March 3, 2009
Musicians detect emotion in sound acutely
Musicians, who use all their senses to practice and perform a musical piece, have auditory systems
finely tuned to emotions, U.S. researchers suggest.
Thirty right-handed men and women, between the ages of 19 and 35, with and without music training participated in the European Journal of Neuroscience study. Subjects with music training were grouped using two criteria -- years of musical experience and onset age of training -- before or after age 7.
Previous research has indicated that musicians demonstrate greater sensitivity to the nuances of emotion in speech, Richard Ashley, associate professor of music cognition at Northwestern University, says in a statement.
Study participants were asked to watch a subtitled nature film to keep them entertained while they were hearing, through earphones, a 250-millisecond fragment of a distressed baby's cry.
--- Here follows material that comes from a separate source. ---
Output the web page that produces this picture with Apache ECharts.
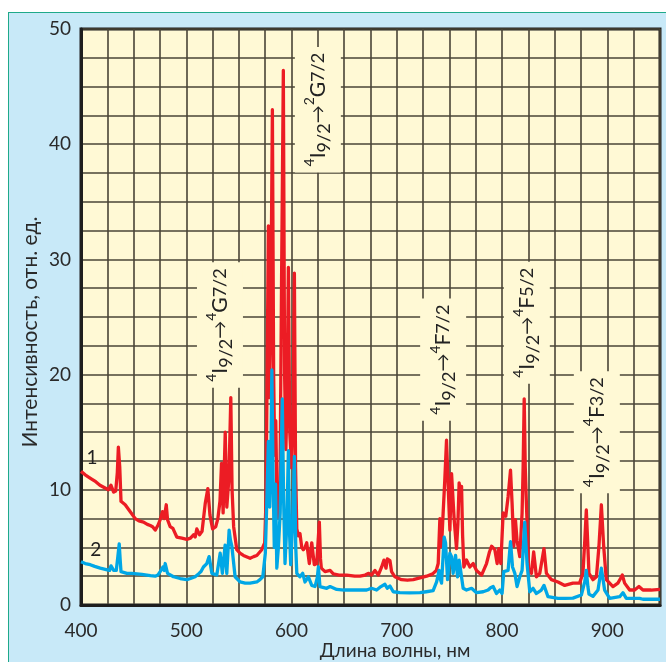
<!DOCTYPE html>
<html>
<head>
<meta charset="utf-8">
<script src="https://cdn.jsdelivr.net/npm/echarts@6/dist/echarts.min.js"></script>
<style>
html,body{margin:0;padding:0;overflow:hidden;background:#fff;}
#frame{position:absolute;left:8px;top:12px;width:658px;height:650px;background:#c8e9f8;border-left:1.5px solid #1fa98a;border-top:1.5px solid #1fa98a;}
#spec{position:absolute;left:0;top:0;width:666px;height:662px;}
</style>
</head>
<body>
<div id="frame"></div>
<div id="spec"></div>
<script>
// спектр 1 (красный) - [нм, интенсивность]
var spectrum1 = [
  [400,11.6],[404,11.3],[409,11.0],[414,10.7],[418,10.4],[422,10.2],[426,10.0],[428.4,10.4],[431,9.8],[433,9.9],
  [434.5,11.5],[435.5,13.7],[436.8,12.0],[438,9.0],[442,8.7],[446.8,8.1],[451.5,7.5],[455,7.3],[459.4,7.2],[463,7.0],
  [465.8,6.9],[468,6.8],[470.5,6.5],[473,6.9],[475.2,7.4],[477.4,8.1],[479,7.5],[481,8.7],[482.2,7.4],[484.7,6.8],
  [487.3,6.65],[489,6.3],[491,5.9],[495.8,5.8],[500.5,5.7],[504,5.8],[506.9,6.1],[508.5,5.9],[510,6.6],[512.6,6.1],
  [515,6.4],[518,8.8],[520.5,10.1],[522.5,7.8],[525,6.6],[528,6.8],[530,7.5],[532,9],[533.5,12.3],[535,8.0],
  [537,15.0],[538.5,8.5],[540.5,11],[542.3,18.0],[543.5,10],[545,6.8],[548,4.8],[551,4.5],[554.3,4.3],[560.6,4.05],
  [564,4.2],[567,4.3],[571.7,4.8],[574.5,5.4],[575.7,9],[576.8,20],[578,32.9],[579,18],[580.2,24],[581.8,43.0],
  [583,20],[584,13],[585,16],[586,10],[587.5,7.6],[589,10],[590.5,28],[592.2,46.4],[593.4,20],[594.6,13.5],
  [595.8,18],[597,29.3],[598.3,15],[600,11.9],[601.5,17],[602.7,28.8],[603.8,12],[605,6.6],[606.5,6.0],[608,6.2],
  [609.7,5.0],[611.2,4.8],[612.8,5.0],[614.4,5.4],[616.9,3.6],[619.2,5.4],[621.6,3.5],[623.9,3.6],[625.2,5.5],[626.4,7.2],
  [627.5,4.0],[628.3,3.2],[631.8,2.9],[636.6,3.0],[639.7,2.7],[645,2.6],[652.4,2.6],[660,2.5],[665,2.5],[670,2.6],
  [672.9,2.75],[676,2.6],[679.2,3.0],[682.4,2.6],[685.6,3.3],[687.8,3.9],[689.7,3.2],[691,4.0],[693.5,3.85],[695,2.9],
  [698.2,2.45],[704.5,2.2],[710,2.15],[715.6,2.2],[722,2.35],[728.3,2.5],[734,2.7],[737.5,3.0],[739.3,3.6],[740.9,7.5],
  [742.5,5.1],[744,8],[745.6,10.9],[747.2,14.3],[748.8,10.3],[750.4,6.5],[752,11.4],[754.5,7.4],[756.7,4.9],[758,7],
  [759.2,10.6],[760.5,9.5],[761.5,10.3],[762.5,6],[763.7,3.3],[766.2,3.9],[769.4,3.3],[772.5,3.6],[775.7,3.0],[780.5,2.6],
  [785.2,3.6],[788,4.6],[790,5.1],[793.1,4.8],[795.3,3.6],[796.9,4.9],[798.8,3.6],[801,8.0],[803.5,7.7],[805.7,9.4],
  [808,11.7],[809.5,8.8],[811.1,5.1],[812.7,7.4],[814.2,5.6],[816.8,4.2],[819,8.0],[820,12],[821,17.9],[822,12],
  [823.1,8.8],[825.3,3.0],[827.9,2.75],[830,4.6],[832.6,2.45],[835.8,2.75],[839.8,4.9],[842.1,2.75],[846.9,2.2],[853.1,2.0],
  [859.5,1.7],[861,1.6],[867.3,1.9],[873.6,1.9],[876.8,2.75],[878.5,5.5],[880,8.25],[881.3,5.5],[882.5,2.75],[886.3,2.2],
  [889.6,2.45],[892,5.1],[894.3,8.7],[896.5,5.1],[899,2.2],[905.3,1.6],[910,1.9],[912.5,2.3],[914.2,2.6],[916.4,1.9],
  [921.2,1.3],[925.9,1.3],[930,1.6],[933.8,1.3],[941.7,1.3],[950,1.35]
];
// спектр 2 (синий)
var spectrum2 = [
  [400,3.75],[404,3.6],[408.8,3.5],[413,3.35],[418.3,3.2],[423,3.1],[427.1,3.0],[428.5,3.4],[431,3.0],[433.5,3.0],
  [435,4.2],[436.3,5.3],[437.3,3.8],[438,2.9],[443.6,2.75],[448,2.75],[453.1,2.7],[458,2.65],[462.6,2.6],[466,2.55],
  [470.5,2.5],[473,2.6],[475.2,2.9],[477.8,3.3],[479,3.0],[480,3.6],[482.2,2.75],[487.9,2.45],[494.2,2.3],[500.6,2.2],
  [504,2.3],[508.4,2.45],[511.6,2.7],[514,2.9],[516.3,3.3],[519.5,3.6],[521.7,4.2],[524.3,2.75],[529,2.6],[532.2,4.5],
  [534.3,2.75],[536.9,5.2],[538.5,2.75],[540.7,6.5],[542,5.6],[543.3,5.1],[546.4,2.45],[551.1,2.0],[556,1.9],[560.6,1.9],
  [567,2.0],[570,2.2],[572.7,2.45],[575.1,4.5],[576.5,9],[578,14.2],[579.3,8.5],[580.2,12],[581.3,20.4],[582.5,11],
  [583.6,5],[584.8,10.5],[586,3.2],[587.5,5],[589.2,8],[591.2,17.9],[592.5,9],[593.8,3.6],[595.5,7],[597,13.4],
  [598.2,6],[599.2,3.5],[601,7],[602.7,12.9],[604,5],[605,2.75],[608,2.45],[610.6,2.75],[612.8,2.0],[616,2.45],
  [619.2,1.7],[622.3,1.6],[624.5,2.4],[625.5,3.3],[627,1.6],[633.4,1.45],[636.6,1.6],[642.9,1.35],[650,1.3],[658.6,1.3],
  [665,1.3],[671.4,1.3],[676,1.45],[680.8,1.3],[684.9,1.6],[688.7,1.8],[690.9,1.45],[693.5,1.65],[696.6,1.15],[702.9,1.07],
  [712,1.05],[722,1.07],[728,1.15],[734.5,1.24],[737.8,2.0],[740.2,3.0],[741.5,2.2],[742.5,1.9],[745,5.9],[746.3,5.4],
  [748.2,2.2],[750.4,4.5],[752,4.2],[753.5,2.75],[755.8,4.3],[757.7,2.45],[759.2,3.9],[760.8,4.05],[763,1.45],[766.2,1.3],
  [771,1.45],[775.7,1.07],[782,1.15],[786.7,1.3],[789,1.5],[791.5,1.6],[794.7,1.0],[797.8,1.3],[800,1.0],[801.6,2.9],
  [805.7,3.0],[808,5.5],[809.9,3.3],[812.1,2.75],[814.2,1.6],[816.8,2.45],[819,3.0],[821.5,7.2],[823.7,3.6],[826.3,1.15],
  [829.4,1.45],[832.6,1.0],[837.3,1.3],[839.8,1.7],[843.6,0.72],[853.1,0.58],[860,0.58],[867.3,0.6],[875.3,0.87],[878.5,2.0],
  [880,3.0],[881.5,1.6],[882.5,0.95],[886.3,0.75],[891.1,1.3],[894.3,3.2],[897.4,1.3],[902.2,0.58],[911.7,0.72],[914.8,1.07],
  [918,0.58],[930.6,0.58],[933.8,0.5],[950,0.5]
];

// подписи переходов
var transitions = [
  '{s|4}{b|I}{d|9/2}{a|→}{s|4}{b|G}{t|7/2}',
  '{s|4}{b|I}{d|9/2}{a|→}{s|2}{b|G}{t|7/2}',
  '{s|4}{b|I}{d|9/2}{a|→}{s|4}{b|F}{t|7/2}',
  '{s|4}{b|I}{d|9/2}{a|→}{s|4}{b|F}{t|5/2}',
  '{s|4}{b|I}{d|9/2}{a|→}{s|4}{b|F}{t|3/2}'
];
var transitionAt = [[532, 24.3], [625, 43.0], [744, 21.3], [823.5, 24.5], [890, 15.0]];
var curveNames = ['1', '2'];
var curveNameAt = [[410.5, 12.8], [414, 4.8]];

var FONT = 'Lato, "Noto Sans", sans-serif';
var chart = echarts.init(document.getElementById('spec'));

chart.setOption({
  backgroundColor: 'transparent',
  animation: false,
  grid: {
    left: 81, right: 6, top: 29, bottom: 57,
    outerBoundsMode: 'none',
    show: true,
    backgroundColor: '#fff9d5',
    borderColor: '#1e1e1e',
    borderWidth: 3
  },
  xAxis: {
    type: 'value',
    min: 400, max: 950, interval: 25,
    name: 'Длина волны, нм',
    nameLocation: 'middle',
    nameGap: 36,
    nameMoveOverlap: false,
    nameTextStyle: {fontFamily: FONT, fontSize: 19, color: '#2a2a2a', padding: [0, 0, 0, 49]},
    axisLine: {show: true, lineStyle: {color: '#1e1e1e', width: 3}},
    axisTick: {show: false},
    axisLabel: {
      margin: 16, fontFamily: FONT, fontSize: 19, color: '#2a2a2a',
      formatter: function (v) { return v % 100 === 0 ? String(v) : ''; }
    },
    splitLine: {show: true, lineStyle: {color: '#4a4436', width: 1.6}}
  },
  yAxis: {
    type: 'value',
    min: 0, max: 50, interval: 2.5,
    name: 'Интенсивность, отн. ед.',
    nameLocation: 'middle',
    nameGap: 40,
    nameMoveOverlap: false,
    nameTextStyle: {fontFamily: FONT, fontSize: 21, color: '#2a2a2a', padding: [0, 30, 0, 0]},
    axisLine: {show: true, lineStyle: {color: '#1e1e1e', width: 3}},
    axisTick: {show: false},
    axisLabel: {
      margin: 10, fontFamily: FONT, fontSize: 19, color: '#2a2a2a',
      formatter: function (v) { return v % 10 === 0 ? String(v) : ''; }
    },
    splitLine: {show: true, lineStyle: {color: '#4a4436', width: 1.6}}
  },
  series: [
    {
      name: '1', type: 'line', data: spectrum1, showSymbol: false,
      lineStyle: {color: '#ec1c24', width: 3.3, join: 'round'}, z: 3
    },
    {
      name: '2', type: 'line', data: spectrum2, showSymbol: false,
      lineStyle: {color: '#00a7e6', width: 3.3, join: 'round'}, z: 4
    }
  ]
});

var rich = {
  s: {fontFamily: FONT, fontSize: 14, fill: '#222', verticalAlign: 'top', lineHeight: 14},
  b: {fontFamily: FONT, fontSize: 21, fill: '#222', verticalAlign: 'middle', lineHeight: 30},
  d: {fontFamily: FONT, fontSize: 18, fill: '#222', verticalAlign: 'bottom', lineHeight: 20},
  a: {fontFamily: FONT, fontSize: 18, fill: '#222', verticalAlign: 'middle', lineHeight: 30},
  t: {fontFamily: FONT, fontSize: 18, fill: '#222', verticalAlign: 'middle', lineHeight: 30}
};

var graphics = [];
transitions.forEach(function (txt, i) {
  var p = chart.convertToPixel({gridIndex: 0}, transitionAt[i]);
  graphics.push({
    type: 'text', x: p[0], y: p[1], rotation: Math.PI / 2, z: 50,
    style: {
      text: txt, rich: rich, align: 'center', verticalAlign: 'middle',
      backgroundColor: '#fff9d5', padding: [8, 6]
    }
  });
});
curveNames.forEach(function (t, i) {
  var p = chart.convertToPixel({gridIndex: 0}, curveNameAt[i]);
  graphics.push({
    type: 'text', x: p[0], y: p[1], z: 50,
    style: {text: t, font: '19px ' + FONT, fill: '#222', align: 'center', verticalAlign: 'middle'}
  });
});
chart.setOption({graphic: graphics});
</script>
</body>
</html>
Sensitivity to the sound, and in particular to the more complicated part of the sound that contributes most to its emotional content, was measured through scalp electrodes.
The study, published in the European Journal of Neuroscience, finds that musicians' brain stems lock onto the complex part of the sound known to carry more emotional elements but de-emphasize the simpler -- less emotion conveying -- part of the sound. However, this was not the case in non-musicians.
Identifying emotion in sound is a skill that translates across all arenas, whether in the predator-infested jungle or in the classroom, boardroom or bedroom, primary author Dana Strait, a doctoral student, says.